- Born: June 25, 1917 New York
- Died: April 15, 1986 (aged 68) San Diego, California
- Education: UCLA
- Known for: Founding editor of Methods in Enzymology
- Scientific career
- Fields: Biochemistry
- Institutions: University of Illinois College of Medicine, Johns Hopkins University, Brandeis University, University of California, San Diego
- Thesis: Studies with P32 of the changes in the acid soluble phosphates in the liver coincident to alterations in carbohydrate metabolism (1943)
- Doctoral advisor: David M. Greenberg
- Notable students: J. Craig Venter

= Nathan O. Kaplan =

American biochemist

Nathan Oram Kaplan (June 25, 1917 – April 15, 1986) was an American biochemist who studied enzymology and chemotherapy.

==Biography==
After completing a B.A. in chemistry at UCLA in 1939, Kaplan studied carbohydrate metabolism in the liver under David M. Greenberg at the University of California, Berkeley medical school. He earned his Ph.D. in 1943. From 1942 to 1944, Kaplan participated in the Manhattan Project, and then spent a year as an instructor at Wayne State University. From 1945 to 1949, Kaplan worked with Fritz Lipmann, G. David Novelli, and Beverly Guirard to study coenzyme A. Kaplan went to the University of Illinois College of Medicine as an assistant professor in 1949, and from 1950 to 1957 he worked at the McCollum-Pratt Institute of Johns Hopkins University.

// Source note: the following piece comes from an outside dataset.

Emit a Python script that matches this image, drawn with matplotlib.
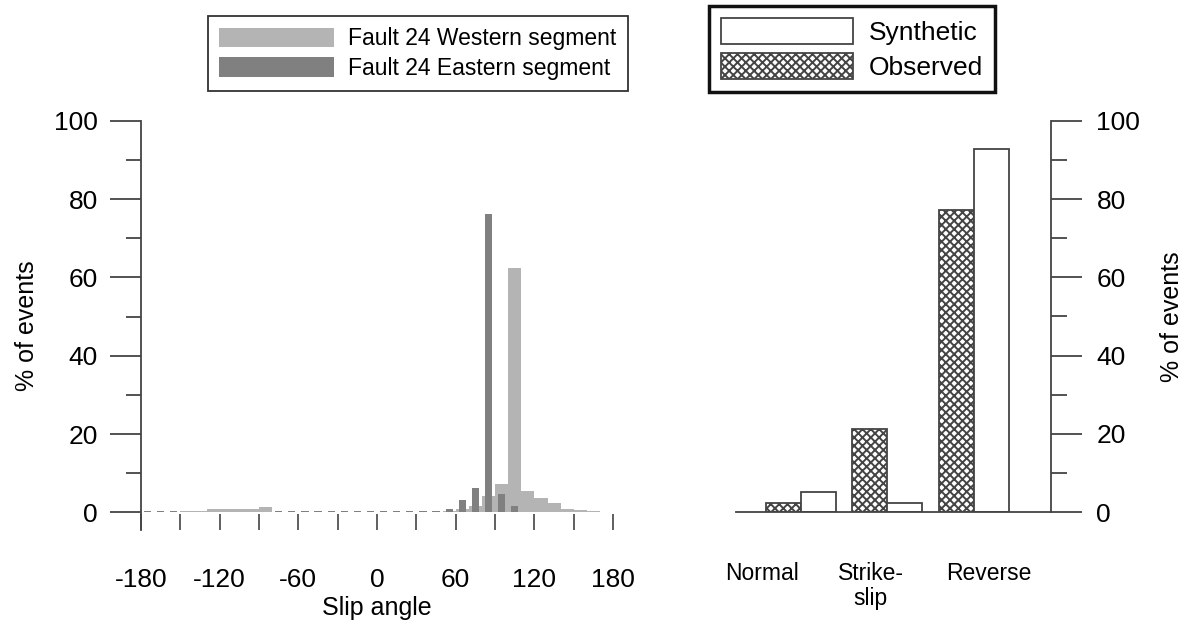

In 1957, he was recruited to head a new graduate program in biochemistry at Brandeis University. In 1968, Kaplan moved to the University of California, San Diego, where he studied the role of lactate dehydrogenase in cancer. He also founded a colony of nude mice, a strain of laboratory mice useful in the study of cancer and other diseases. In 1981, Kaplan became a founding member of the World Cultural Council.

Kaplan was, with Sidney Colowick, a founding editor of the scientific book series Methods in Enzymology. One of his students at the University of California was genomic researcher Craig Venter.